Langorous legs, a sinuously sexy smile, an athletic body that is beyond hour-glass perfect… Add to that a calm, pure soul, a deep intellect, and eyes that seek honesty in all it purviews… Deepika Padukone is not just a superstar courtesy her hits, but in the real sense a star who crosses the cinema galaxy once in a very rare, blue moon.
Deepika was a winner the moment she was discovered and catapulted onto the ramp. Once there, the world of fashion marvelled at her persona that sparkled like a million bulbs coming alive. She stayed there for a very short, eventful time, until, lo and behold, she was hand-picked to play a role opposite Shah Rukh Khan. She arrived on the Bollywood scene like the veritable icing on the cake, acting opposite a superstar whom she matched perfectly, frame by scintillating frame. The rest, as they say, is history.
In her acting career, Deepika has pushed her emoting, expressing prowess to new boundaries with each release. Versatility is the cornerstone of her work trajectory. Yes, she has done the ‘run around the trees’ routine for commercial success, however, with that stereotype has simultaneously emerged Deepika, the woman with a voice. For every Chennai Express there has been a Chhapaak, a Piku or a Housefull. Time and again, she has been sought out to play roles of historically-powerful women. Padmavati, the gutsy Maharani, Mastani who helped Bajirao in his warfare, and Leela in Ram-Leela, in which love triumphs even in death. Deepika has done justice to all these roles.
It is in these movies that also emerges the sheer joie and chemistry shared by her and her now husband, Ranveer Singh. Bollywood’s Couple No. 1, DeepikaRanveer are quite the duo. For every deep emotion in Deepika, there is a crazy Ranveer move; for each of her pensive thoughts, there is a bid to sweep her off her feet with his wit. For every low that Deepika feels, there is a high that Ranveer peps her up with. Yes, for Deepika—shy, reticent, and also deep—Ranveer is like an adrenaline rush.
The world marvelled at the way she admitted to fighting depression. It was like a superstar allowing you to gaze through her gilded armour. It made headlines and gave so much hope to many young, isolated souls floating silently through life saddled with the same predicament of the mind. The daughter of Prakash Padukone, India’s biggest badminton star, Deepika shows guts. She stands up for what she believes in.
A muse, a voice, a powerful woman, self-made and proud to have stormed the bastion of an alleged parochial industry, Deepika sparkles down to her soul and is on her way to become India’s most legendary star. This year will be special for her in so many ways with her working simultaneously in five big movies. For her, even the sky does not seem the limit.
ON BEING A SUPERSTAR
“Honestly, I don’t consider myself a superstar; I don’t feel like one. I don’t feel any different from anyone else. In my mind, I feel like any other girl who has been fortunate enough to have the love and support of her family to be able to do the things that she loves doing, and something that she always wanted to do. Along the way, I’ve had opportunities and I’ve worked hard and made sacrifices, and I am where I am. So, I don’t and can’t view myself as anything but a regular girl. That is probably a question maybe my parents or someone in my family or my friends would be able to answer better. I now look back at life with gratitude. I’d say the only difference is I was 16 then and I am 35 now, but I still wake up wanting to make my parents proud, wanting to achieve my personal and professional goals with that same passion and enthusiasm.”

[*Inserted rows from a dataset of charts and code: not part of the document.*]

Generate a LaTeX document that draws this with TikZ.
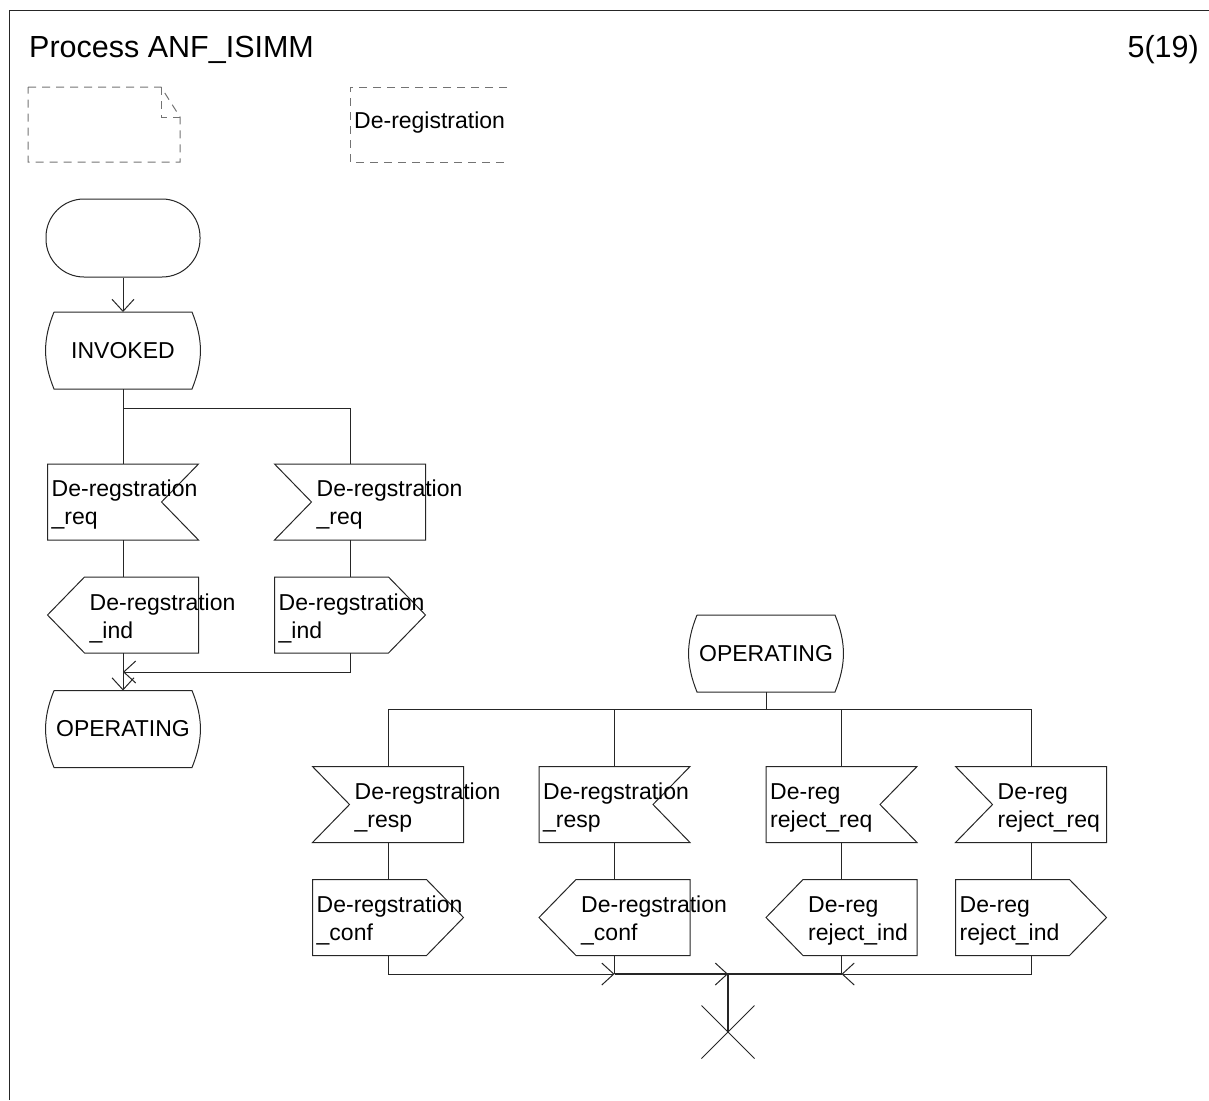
\documentclass[tikz,border=0pt]{standalone}
\usepackage{fontspec}
\setmainfont{Liberation Sans}
\usetikzlibrary{arrows.meta,shapes.misc,calc}
\newcommand{\sigNR}[3]{% notch on the right
  \node[sbox] (#1) at (#2) {};
  \draw[ln] (#1.north west) -- (#1.north east) -- ([xshift=-37pt]#1.east) -- (#1.south east) -- (#1.south west) -- cycle;
  \node[stxt] (#1t) at ([xshift=4pt,yshift=-3pt]#1.west) {#3};}
\newcommand{\sigNL}[3]{% notch on the left
  \node[sbox] (#1) at (#2) {};
  \draw[ln] (#1.north west) -- (#1.north east) -- (#1.south east) -- (#1.south west) -- ([xshift=37pt]#1.west) -- cycle;
  \node[stxt] (#1t) at ([xshift=42pt,yshift=-3pt]#1.west) {#3};}
\newcommand{\sigPR}[3]{% point on the right
  \node[sbox] (#1) at (#2) {};
  \draw[ln] (#1.north west) -- ([xshift=-37pt]#1.north east) -- (#1.east) -- ([xshift=-37pt]#1.south east) -- (#1.south west) -- cycle;
  \node[stxt] (#1t) at ([xshift=4pt,yshift=-3pt]#1.west) {#3};}
\newcommand{\sigPL}[3]{% point on the left
  \node[sbox] (#1) at (#2) {};
  \draw[ln] ([xshift=37pt]#1.north west) -- (#1.north east) -- (#1.south east) -- ([xshift=37pt]#1.south west) -- (#1.west) -- cycle;
  \node[stxt] (#1t) at ([xshift=42pt,yshift=-3pt]#1.west) {#3};}
\newcommand{\sdlstate}[3]{%
  \node[stbox] (#1) at (#2) {#3};
  \draw[ln] ([xshift=8pt]#1.north west) -- ([xshift=-8pt]#1.north east) to[bend left=22] ([xshift=-8pt]#1.south east) -- ([xshift=8pt]#1.south west) to[bend left=22] ([xshift=8pt]#1.north west);}
\begin{document}
\begin{tikzpicture}[x=1pt,y=-1pt,
  ln/.style={draw=black!85, line width=1pt},
  arr/.style={-{Straight Barb[length=12pt,width=22pt]}},
  sbox/.style={minimum width=151pt, minimum height=76pt, inner sep=0pt, outer sep=0pt},
  stbox/.style={minimum width=154pt, minimum height=77pt, inner sep=0pt, outer sep=0pt, font=\fontsize{23}{28}\selectfont},
  stxt/.style={anchor=west, inner sep=0pt, align=left, font=\fontsize{23}{28}\selectfont},
  cmt/.style={draw=black!55, line width=1pt, dash pattern=on 8pt off 6pt},
  ttl/.style={inner sep=0pt, font=\fontsize{30.5}{36}\selectfont}]
\useasboundingbox (0,0) rectangle (1209,1100);
\draw[ln] (9,1100) -- (9,10) -- (1209,10);
\node[ttl, anchor=base west] (title) at (29,57) {Process ANF\_ISIMM};
\node[ttl, anchor=base east] (page) at (1199,57) {5(19)};
% comments
\draw[cmt] (28,87) -- (161,87) -- (180,117) -- (180,162) -- (28,162) -- cycle;
\draw[cmt] (161,87) -- (161,117) -- (180,117);
\draw[cmt] (507,87) -- (350,87) -- (350,162) -- (507,162);
\node[stxt] (cmt2) at (354,123) {De-registration};
% left column
\node[draw=black!85, line width=1pt, rounded corners=38pt, minimum width=154pt, minimum height=78pt, inner sep=0pt] (st) at (123,238) {};
\sdlstate{inv}{123,350.5}{INVOKED}
\sigNR{s1}{123,502}{De-regstration\\\_req}
\sigNL{s2}{350,502}{De-regstration\\\_req}
\sigPL{o1}{123,615}{De-regstration\\\_ind}
\sigPR{o2}{350,615}{De-regstration\\\_ind}
\sdlstate{op1}{123,729}{OPERATING}
% right part
\sdlstate{op2}{766,653.5}{OPERATING}
\sigNL{sa}{388,804.5}{De-regstration\\\_resp}
\sigNR{sb}{614.5,804.5}{De-regstration\\\_resp}
\sigNR{sc}{841.5,804.5}{De-reg\\reject\_req}
\sigNL{sd}{1031,804.5}{De-reg\\reject\_req}
\sigPR{oa}{388,917.5}{De-regstration\\\_conf}
\sigPL{ob}{614.5,917.5}{De-regstration\\\_conf}
\sigPL{oc}{841.5,917.5}{De-reg\\reject\_ind}
\sigPR{od}{1031,917.5}{De-reg\\reject\_ind}
\node[draw=black!85, line width=1pt, cross out, minimum size=52pt, inner sep=0pt] (stp) at (728,1032) {};
% connectors
\draw[ln,arr] (st.south) -- (inv.north);
\coordinate (b1) at (123,408);
\draw[ln] (inv.south) -- (b1) -| (s2.north);
\draw[ln] (b1) -- (s1.north);
\foreach \a/\b in {s1/o1, s2/o2, sa/oa, sb/ob, sc/oc, sd/od} \draw[ln] (\a.south) -- (\b.north);
\coordinate (m1) at (123,672);
\draw[ln,arr] (o2.south) |- (m1);
\draw[ln,arr] (o1.south) -- (op1.north);
\coordinate (b2) at (766,709);
\draw[ln] (op2.south) -- (b2);
\draw[ln] (sa.north) |- (b2);
\draw[ln] (sd.north) |- (b2);
\draw[ln] (sb.north) -- (sb.north |- b2);
\draw[ln] (sc.north) -- (sc.north |- b2);
\coordinate (jB) at (614.5,974);
\coordinate (jC) at (841.5,974);
\coordinate (jX) at (728,974);
\draw[ln,arr] (oa.south) |- (jB);
\draw[ln] (ob.south) -- (jB);
\draw[ln,arr] (od.south) |- (jC);
\draw[ln] (oc.south) -- (jC);
\draw[ln,line width=2pt] (jB) -- (jC);
\draw[ln,line width=2pt] (jX) -- (stp.center);
\draw[ln,arr] (jB) -- (jX);
\end{tikzpicture}
\end{document}
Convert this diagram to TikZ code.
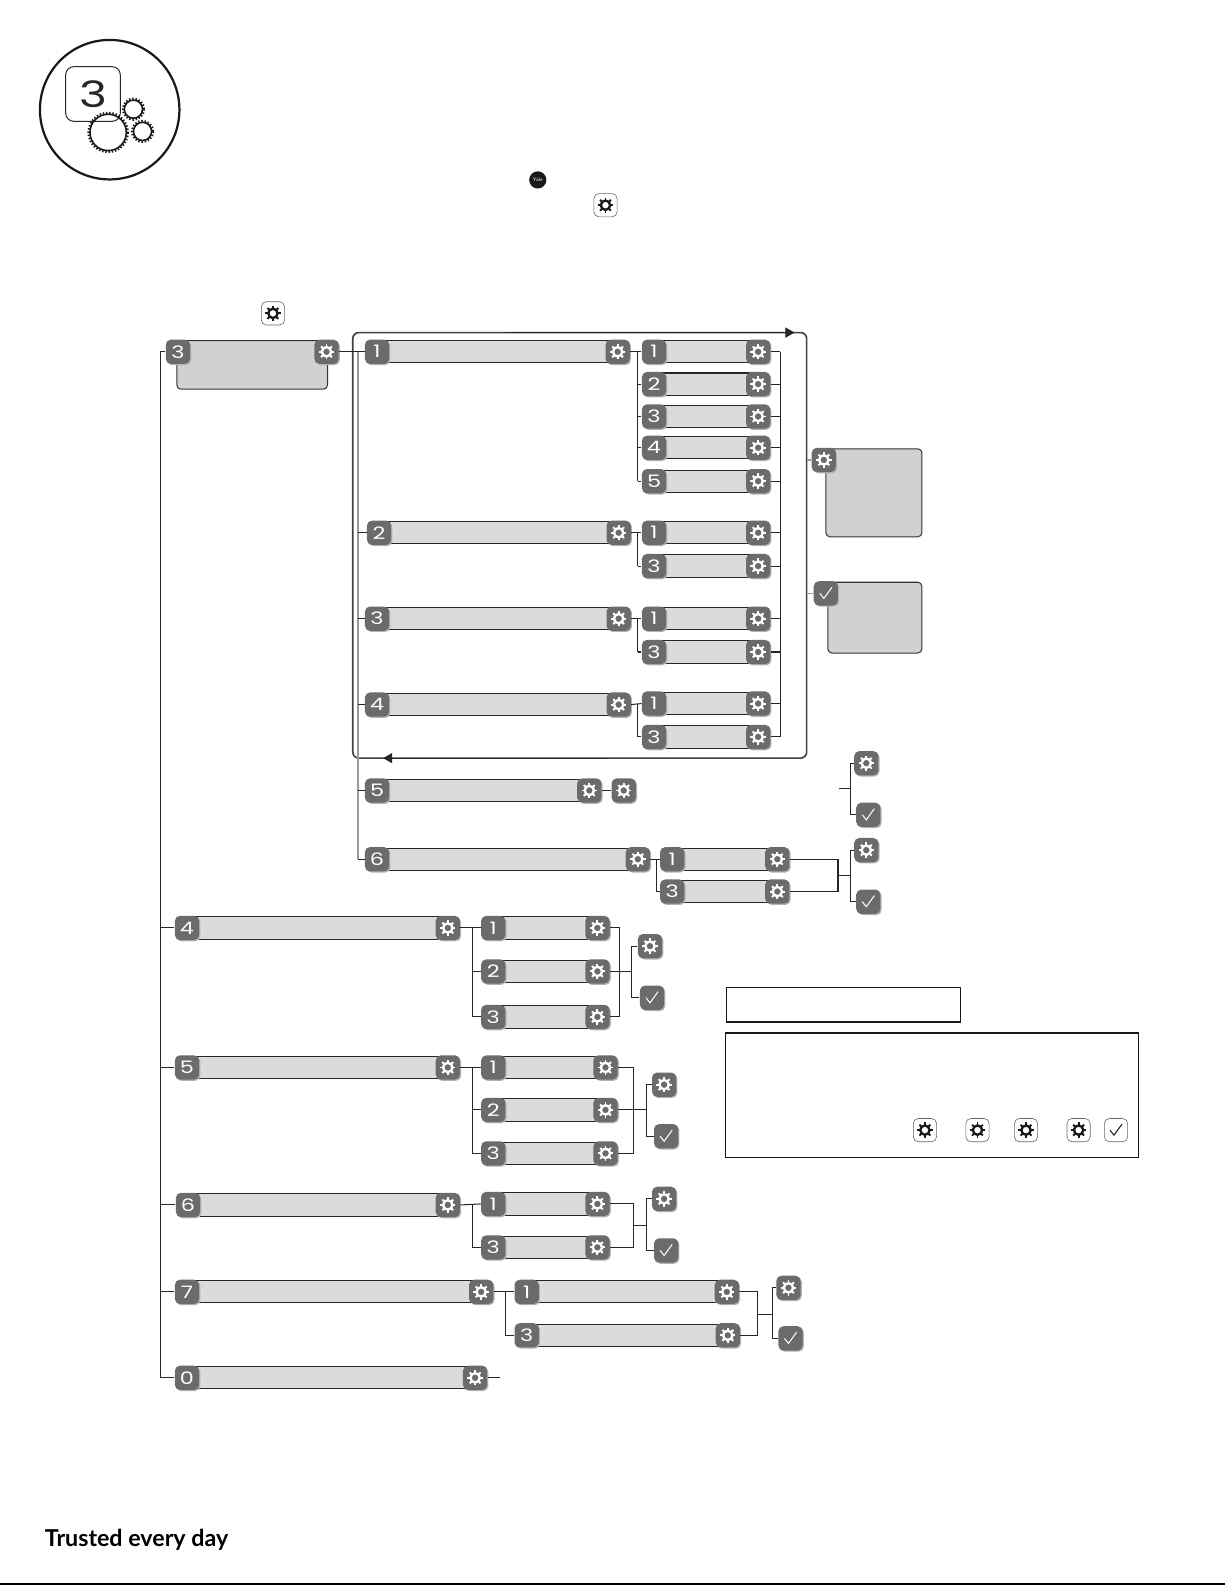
\documentclass[tikz,border=0pt]{standalone}
\usepackage{fontspec}
\usetikzlibrary{arrows.meta}
\usetikzlibrary{shadows}
\newfontfamily\digitfont[FakeStretch=1.3]{Poppins}
\newfontfamily\tagfont{Lato}
\tikzset{
    wire/.style={draw=black!85, line width=.5pt},
    greywire/.style={draw=black!40, line width=.7pt},
    darkkey/.style={fill=black!58, rounded corners=2.5pt, minimum size=12pt, inner sep=0pt, text=white,
        font=\digitfont\fontsize{8.5}{10}\selectfont,
        drop shadow={shadow xshift=.6pt, shadow yshift=-.6pt, fill=black!30, opacity=1}},
    lightkey/.style={draw=black!60, line width=.3pt, fill=white, rounded corners=2.5pt, minimum size=11.5pt, inner sep=0pt},
    barfill/.style={fill=black!14},
    panelbox/.style={fill=black!18, draw=black!80, line width=.5pt, rounded corners=2pt},
    cogrim/.style={draw=black!90, line width=.8pt},
    cogteeth/.style={draw=black!90, line width=1pt, dash pattern=on .7pt off .9pt},
    framebox/.style={draw=black!90, line width=.6pt},
    looparrow/.style={wire, -{Triangle[length=4.5pt, width=5pt]}},
    pics/gearicon/.style={code={
        \draw[#1, line width=1.2pt] (0,0) circle (4.6);
        \foreach \a in {0,45,...,315} \draw[#1, line width=.95pt, rotate=\a] (0,5) -- (0,7.6);
    }},
    pics/checkicon/.style={code={
        \draw[#1, line width=.5pt] (-6,0) -- (-2,5) -- (6,-6);
    }}
}
\newcommand{\gearkey}[3]{
    \node[darkkey] (#1) at (#2,#3) {};
    \pic at (#1) {gearicon=white};
}
\newcommand{\checkkey}[3]{
    \node[darkkey] (#1) at (#2,#3) {};
    \pic at (#1) {checkicon=white};
}
\newcommand{\whitegear}[3]{
    \node[lightkey] (#1) at (#2,#3) {};
    \pic at (#1) {gearicon=black!90};
}
\newcommand{\menurow}[5]{
    \fill[barfill] (#2,#4-11) rectangle (#3,#4+11);
    \draw[wire] (#2,#4-11) -- (#3,#4-11) (#2,#4+11) -- (#3,#4+11);
    \node[darkkey] (#1) at (#2,#4) {#5};
    \gearkey{#1-g}{#3}{#4}
}

\begin{document}
\begin{tikzpicture}[x=.5pt, y=-.5pt]
    \useasboundingbox (0,0) rectangle (1212,1568);
    \draw[draw=black!90, line width=1.1pt] (108.5,108.5) circle (69);
    \draw[draw=black!85, line width=.5pt, rounded corners=4pt] (65,66) rectangle (119,120);
    \node[inner sep=0pt, font=\digitfont\fontsize{18}{20}\selectfont, text=black!85] (logonum) at (92,93) {3};
    \foreach \cx/\cy/\cr in {107/131/18,132/108/9,141/130/9} {
        \draw[cogrim] (\cx,\cy) circle (\cr);
        \draw[cogteeth] (\cx,\cy) circle (\cr+1.5);
    }
    \node[circle, fill=black!90, minimum size=8.5pt, inner sep=0pt, text=white, font=\fontsize{2.6}{3}\selectfont\sffamily] (yale) at (532,178) {Yale};
    \whitegear{introgear}{599}{203}
    \whitegear{stepgear}{270}{310}

    % lockout loop
    \draw[draw=black!75, line width=.8pt, rounded corners=3pt] (349,329) rectangle (798,750);
    \coordinate (looptop) at (500,329);
    \coordinate (looptip) at (786,329);
    \coordinate (loopbot) at (600,750);
    \coordinate (looptail) at (379,750);
    \draw[looparrow] (looptop) -- (looptip);
    \draw[looparrow] (loopbot) -- (looptail);

    \coordinate (mbus) at (158.5,0);
    \coordinate (sbus) at (354,0);
    \draw[panelbox] (175,337) rectangle (324,385);
    \node[darkkey] (top3) at (176,348) {3};
    \gearkey{top3-g}{323}{348}

    \foreach \nm/\xa/\xb/\yy/\dg in {r1/373/611/348/1,r2/375/612/527/2,r3/373/612/612/3,r4/373/612/697/4,r5/373/583/782/5,r6/373/631/850/6,
        m4/185/443/918/4,m5/185/443/1056/5,m6/186/443/1192/6,m7/185/476/1278/7,m0/185/470/1363/0} {
        \menurow{\nm}{\xa}{\xb}{\yy}{\dg}
    }
    \foreach \nm/\yy/\dg in {r1a/348/1,r1b/380/2,r1c/412/3,r1d/443/4,r1e/476/5,r2a/527/1,r2b/560/3,r3a/612/1,r3b/645/3,r4a/696/1,r4b/729/3} {
        \menurow{\nm}{647}{750}{\yy}{\dg}
    }
    \foreach \nm/\xb/\yy/\dg in {m4a/591/918/1,m4b/591/961/2,m4c/591/1006/3,m5a/599/1056/1,m5b/599/1098/2,m5c/599/1141/3,m6a/591/1191/1,m6b/591/1234/3} {
        \menurow{\nm}{488}{\xb}{\yy}{\dg}
    }
    \menurow{r6a}{665}{769}{850}{1}
    \menurow{r6b}{665}{769}{882}{3}
    \menurow{m7a}{521}{719}{1278}{1}
    \menurow{m7b}{521}{720}{1321}{3}
    \gearkey{r5x}{617}{782}

    \draw[wire] (top3.west) -| (mbus |- m0) -- (m0.west);
    \foreach \nm in {m4,m5,m6,m7} \draw[wire] (mbus |- \nm) -- (\nm.west);
    \draw[wire] (top3-g.east) -- (r1.west);
    \draw[greywire] (sbus |- r1) -- (sbus |- r6);
    \foreach \nm in {r1,r2,r3,r4,r5,r6} \draw[wire] (sbus |- \nm) -- (\nm.west);
    \draw[wire] (r5-g.east) -- (r5x.west);
    \draw[wire] (m0-g.east) -- ++(12,0) coordinate (m0end);

    \coordinate (busa) at (631,0);
    \coordinate (busb) at (772,0);
    \foreach \nm in {r1,r2,r3,r4} \draw[wire] (\nm-g.east) -- (\nm a.west);
    \draw[wire] (busa |- r1a) -- (busa |- r1e);
    \draw[wire] (busa |- r2a) -- (busa |- r2b);
    \draw[wire] (busa |- r3a) -- (busa |- r3b);
    \draw[wire] (busa |- r4a) -- (busa |- r4b);
    \foreach \nm in {r1b,r1c,r1d,r1e,r2b,r3b,r4b} \draw[wire] (busa |- \nm) -- (\nm.west);
    \draw[wire] (busb |- r1a) -- (busb |- r4b);
    \foreach \nm in {r1a,r1b,r1c,r1d,r1e,r2a,r2b,r3a,r3b,r4a,r4b} \draw[wire] (\nm-g.east) -- (busb |- \nm);

    % panels on the loop
    \draw[panelbox] (817,444) rectangle (912,531);
    \gearkey{loopg}{815}{455}
    \draw[panelbox] (819,576) rectangle (912,646);
    \checkkey{loopc}{817}{587}
    \draw[greywire] (798,455) -- (loopg.west);
    \draw[greywire] (798,587) -- (loopc.west);

    % save or cancel forks
    \foreach \fk/\ga/\yg/\yc/\fx/\fy in {fa/857/755/806/841/780,fb/857/841/892/841/866,fc/643/936/987/625/961,fd/657/1073/1124/640/1098,fe/657/1186/1237/640/1212,ff/780/1274/1324/764/1300} {
        \gearkey{\fk g}{\ga}{\yg}
        \checkkey{\fk c}{\ga+2}{\yc}
        \coordinate (\fk) at (\fx,\fy);
        \draw[wire] (\fk g.west) -| (\fk) |- (\fk c.west);
    }
    \coordinate (faend) at (830,780);
    \draw[wire] (faend) -- (fa);

    \draw[wire] (r6-g.east) -- (r6a.west);
    \coordinate (busc) at (649,0);
    \draw[wire] (busc |- r6a) |- (r6b.west);
    \coordinate (busd) at (829,0);
    \draw[wire] (r6a-g.east) -| (busd |- r6b) -- (r6b-g.east);
    \draw[wire] (busd |- fb) -- (fb);

    \coordinate (buse) at (467,0);
    \draw[wire] (m4-g.east) -- (m4a.west);
    \draw[wire] (buse |- m4a) |- (m4c.west);
    \draw[wire] (buse |- m4b) -- (m4b.west);
    \coordinate (busf) at (613,0);
    \draw[wire] (m4a-g.east) -| (busf |- m4c) -- (m4c-g.east);
    \draw[wire] (m4b-g.east) -- (fc);

    \draw[wire] (m5-g.east) -- (m5a.west);
    \draw[wire] (buse |- m5a) |- (m5c.west);
    \draw[wire] (buse |- m5b) -- (m5b.west);
    \coordinate (busg) at (627,0);
    \draw[wire] (m5a-g.east) -| (busg |- m5c) -- (m5c-g.east);
    \draw[wire] (m5b-g.east) -- (fd);

    \draw[wire] (m6-g.east) -- (m6a.west);
    \draw[wire] (buse |- m6a) |- (m6b.west);
    \draw[wire] (m6a-g.east) -| (busg |- m6b) -- (m6b-g.east);
    \draw[wire] (busg |- fe) -- (fe);

    \coordinate (bush) at (500,0);
    \draw[wire] (m7-g.east) -- (m7a.west);
    \draw[wire] (bush |- m7a) |- (m7b.west);
    \coordinate (busi) at (749,0);
    \draw[wire] (m7a-g.east) -| (busi |- m7b) -- (m7b-g.east);
    \draw[wire] (busi |- ff) -- (ff);

    % notes
    \draw[framebox] (719,977) rectangle (950,1011);
    \draw[framebox] (718,1022) rectangle (1126,1145);
    \foreach \nm/\xx in {notea/915,noteb/967,notec/1015,noted/1067} {
        \whitegear{\nm}{\xx}{1118}
    }
    \node[lightkey] (notee) at (1104,1118) {};
    \pic at (notee) {checkicon=black!90};

    \node[anchor=base west, inner sep=0pt, font=\tagfont\bfseries\fontsize{11.5}{12}\selectfont, text=black] (tagline) at (44,1530) {Trusted every day};
    \draw[draw=black, line width=.7pt] (0,1567) -- (1212,1567);
\end{tikzpicture}
\end{document}
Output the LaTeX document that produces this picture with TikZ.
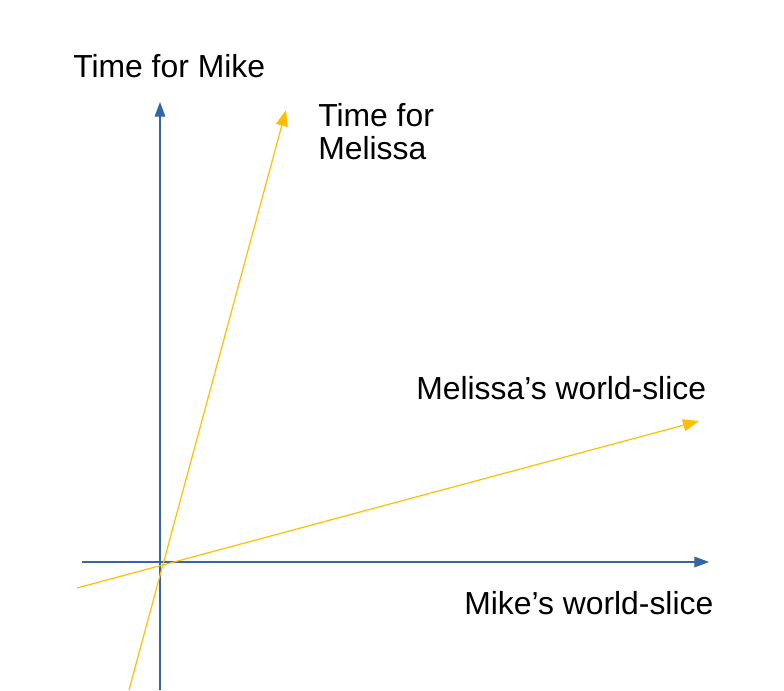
\documentclass[tikz,border=0pt]{standalone}
\usepackage{fontspec}
\setmainfont{Liberation Sans}
\usetikzlibrary{arrows.meta}
\definecolor{mikeblue}{HTML}{3465A4}
\definecolor{melissagold}{HTML}{FFBF00}

\begin{document}
\begin{tikzpicture}[x=0.75pt, y=-0.75pt]
        \tikzstyle{every node}=[inner sep=0pt, anchor=base west, font=\fontsize{23.9}{24.75}\selectfont]
        \tikzstyle{mike axis}=[draw=mikeblue, line width=0.9pt, -{Triangle[length=11pt, width=8pt]}]
        \tikzstyle{melissa axis}=[draw=melissagold, line width=0.9pt, -{Triangle[length=12pt, width=9pt]}]

% Frame of the picture
        \useasboundingbox (0,0) rectangle (784,690);

% Mike's axes
        \coordinate (mikeTimeStart) at (160,690);
        \coordinate (mikeTimeEnd) at (160,102);
        \coordinate (mikeSliceStart) at (82,562);
        \coordinate (mikeSliceEnd) at (709,562);
        \draw[mike axis] (mikeTimeStart) -- (mikeTimeEnd);
        \draw[mike axis] (mikeSliceStart) -- (mikeSliceEnd);

% Melissa's axes
        \coordinate (melissaTimeStart) at (129,690);
        \coordinate (melissaTimeEnd) at (286,110);
        \coordinate (melissaSliceStart) at (77,588);
        \coordinate (melissaSliceEnd) at (699,421);
        \draw[melissa axis] (melissaTimeStart) -- (melissaTimeEnd);
        \draw[melissa axis] (melissaSliceStart) -- (melissaSliceEnd);

% Labels
        \node (mikeTime) at (73,77) {Time for Mike};
        \node[align=left] (melissaTime) at (318,159) {Time for\\Melissa};
        \node (melissaSlice) at (416,399) {Melissa’s world-slice};
        \node (mikeSlice) at (464,614) {Mike’s world-slice};

    \end{tikzpicture}
\end{document}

ON REALISING SHE WANTED TO BE AN ACTOR
Her dad, Prakash Padukone, was a badminton champion, and she also played the sport early in her years. While playing badminton for her would have been an obvious choice, she opted to be an actor. “I was playing professional badminton in school until I was 16, and even represented the state. But then I think as you start getting into high school, you start reflecting on what you want to do with your life and that is when I started realising that sports was not something wanted to pursue for the rest of my life. At that point, I also had enough exposure to other curricular activities like modelling, dancing, music in our school, and knew I wanted to be in the arts. When I took a break from badminton to prepare for my board exams, it was a good transition period. I don’t think my parents were shocked or surprised either, because, right from childhood, they had seen where my interest was and had been supportive.”